Verb
Plain form (yanzu) |
3rd-person singular (ana cikin yi) |
Past tense (ya wuce) |
Past participle (ya wuce) |
Present participle (ana cikin yi) |
- The past tense and past participle of strike. <> a buge, bugi, mari.
- And his wife approached with a cry [ of alarm ] and struck her face and said, "[I am] a barren old woman!" <> Sai matarsa ta fuskanta cikin ƙyallõwa, har ta mari fuskarta kuma ta ce: "Tsõhuwa bakarãriya (zã ta haihu)!" = Sai matarsa ta yi mamaki.
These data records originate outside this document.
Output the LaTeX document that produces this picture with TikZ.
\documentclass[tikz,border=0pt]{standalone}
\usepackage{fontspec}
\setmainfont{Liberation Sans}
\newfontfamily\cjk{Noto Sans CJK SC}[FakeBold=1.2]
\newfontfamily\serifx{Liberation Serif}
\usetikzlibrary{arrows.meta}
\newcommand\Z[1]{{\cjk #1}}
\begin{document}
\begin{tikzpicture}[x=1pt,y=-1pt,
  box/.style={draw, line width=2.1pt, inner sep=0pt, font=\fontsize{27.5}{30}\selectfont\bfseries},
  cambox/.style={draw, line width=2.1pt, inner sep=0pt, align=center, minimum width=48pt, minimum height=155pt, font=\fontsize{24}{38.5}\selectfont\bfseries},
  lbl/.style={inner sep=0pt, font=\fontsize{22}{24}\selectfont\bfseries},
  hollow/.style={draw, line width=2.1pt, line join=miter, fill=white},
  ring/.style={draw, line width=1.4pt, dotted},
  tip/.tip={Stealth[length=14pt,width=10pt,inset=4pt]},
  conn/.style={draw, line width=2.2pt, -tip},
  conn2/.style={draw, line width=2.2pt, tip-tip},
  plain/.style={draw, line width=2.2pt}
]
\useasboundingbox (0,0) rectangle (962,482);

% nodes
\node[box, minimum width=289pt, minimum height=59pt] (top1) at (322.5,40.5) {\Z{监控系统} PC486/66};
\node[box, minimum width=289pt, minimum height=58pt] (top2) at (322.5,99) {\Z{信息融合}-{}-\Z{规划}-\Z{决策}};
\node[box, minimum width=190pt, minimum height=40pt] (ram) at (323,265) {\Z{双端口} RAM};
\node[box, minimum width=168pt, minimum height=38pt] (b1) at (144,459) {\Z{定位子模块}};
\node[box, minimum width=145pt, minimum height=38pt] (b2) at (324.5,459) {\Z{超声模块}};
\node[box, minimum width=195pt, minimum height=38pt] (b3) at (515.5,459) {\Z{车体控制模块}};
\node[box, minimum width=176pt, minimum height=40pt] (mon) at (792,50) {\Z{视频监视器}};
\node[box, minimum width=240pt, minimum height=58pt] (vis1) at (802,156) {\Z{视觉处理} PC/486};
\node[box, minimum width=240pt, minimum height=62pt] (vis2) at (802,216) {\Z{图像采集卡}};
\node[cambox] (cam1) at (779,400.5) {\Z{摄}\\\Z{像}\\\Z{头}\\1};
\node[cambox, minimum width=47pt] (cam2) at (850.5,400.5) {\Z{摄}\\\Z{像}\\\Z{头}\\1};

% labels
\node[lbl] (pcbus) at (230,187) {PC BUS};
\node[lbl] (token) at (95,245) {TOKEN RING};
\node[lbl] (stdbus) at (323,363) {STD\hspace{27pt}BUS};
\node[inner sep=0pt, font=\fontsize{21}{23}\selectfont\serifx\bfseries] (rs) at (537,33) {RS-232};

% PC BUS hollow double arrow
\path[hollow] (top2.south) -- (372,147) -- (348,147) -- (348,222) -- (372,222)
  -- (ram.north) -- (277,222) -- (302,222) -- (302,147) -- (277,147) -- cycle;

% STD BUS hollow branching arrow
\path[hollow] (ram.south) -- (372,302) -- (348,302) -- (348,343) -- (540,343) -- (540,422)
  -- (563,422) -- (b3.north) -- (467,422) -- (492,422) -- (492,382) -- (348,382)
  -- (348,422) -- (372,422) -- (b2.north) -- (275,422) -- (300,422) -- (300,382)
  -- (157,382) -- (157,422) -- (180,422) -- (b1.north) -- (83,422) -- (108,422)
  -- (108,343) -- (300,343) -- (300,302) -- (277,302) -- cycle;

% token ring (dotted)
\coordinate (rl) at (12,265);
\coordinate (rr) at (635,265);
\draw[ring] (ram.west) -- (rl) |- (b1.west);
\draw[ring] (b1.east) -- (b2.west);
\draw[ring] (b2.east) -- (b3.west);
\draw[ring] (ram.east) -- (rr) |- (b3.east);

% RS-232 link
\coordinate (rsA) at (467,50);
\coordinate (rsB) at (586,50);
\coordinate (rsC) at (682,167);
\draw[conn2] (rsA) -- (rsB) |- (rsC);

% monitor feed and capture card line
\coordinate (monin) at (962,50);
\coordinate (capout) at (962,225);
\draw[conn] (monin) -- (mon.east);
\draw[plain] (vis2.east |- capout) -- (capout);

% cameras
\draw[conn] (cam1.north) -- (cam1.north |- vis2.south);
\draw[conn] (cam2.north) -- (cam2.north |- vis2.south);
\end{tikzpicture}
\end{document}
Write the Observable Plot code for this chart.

Tana kallon takureren fuskarta: ta ce, "Ni tsohuwa ce bakarariya." --Qur'an 51:29
- When an idea (or lighting) strikes you, it occurs to you suddenly or with force. <> tunanin abu nan da nan. faɗowar abu.
- "they struck up a friendship" <> "àbṑtā tā ƙùllu tsàkāninsù"
Usage Notes
Most of the time the past participle of “strike” is “struck.” The exceptions are that you can be stricken with guilt, a misfortune, a wound or a disease; and a passage in a document can be stricken out. The rest of the time, stick with “struck.” This rule does not seem to be authoritative. The past participle is stricken.
When dealing with the verb "to strike" in a labour union context, the use of the past participle "struck" sounds awkward at best, and is confusing. If you write "the union struck three times since the 1970s" the reader is left to wonder "struck what?- a deal? or something else?". In such situations the use of one of the following locutions is most often used: "went on strike", "took strike action" to express the simple past.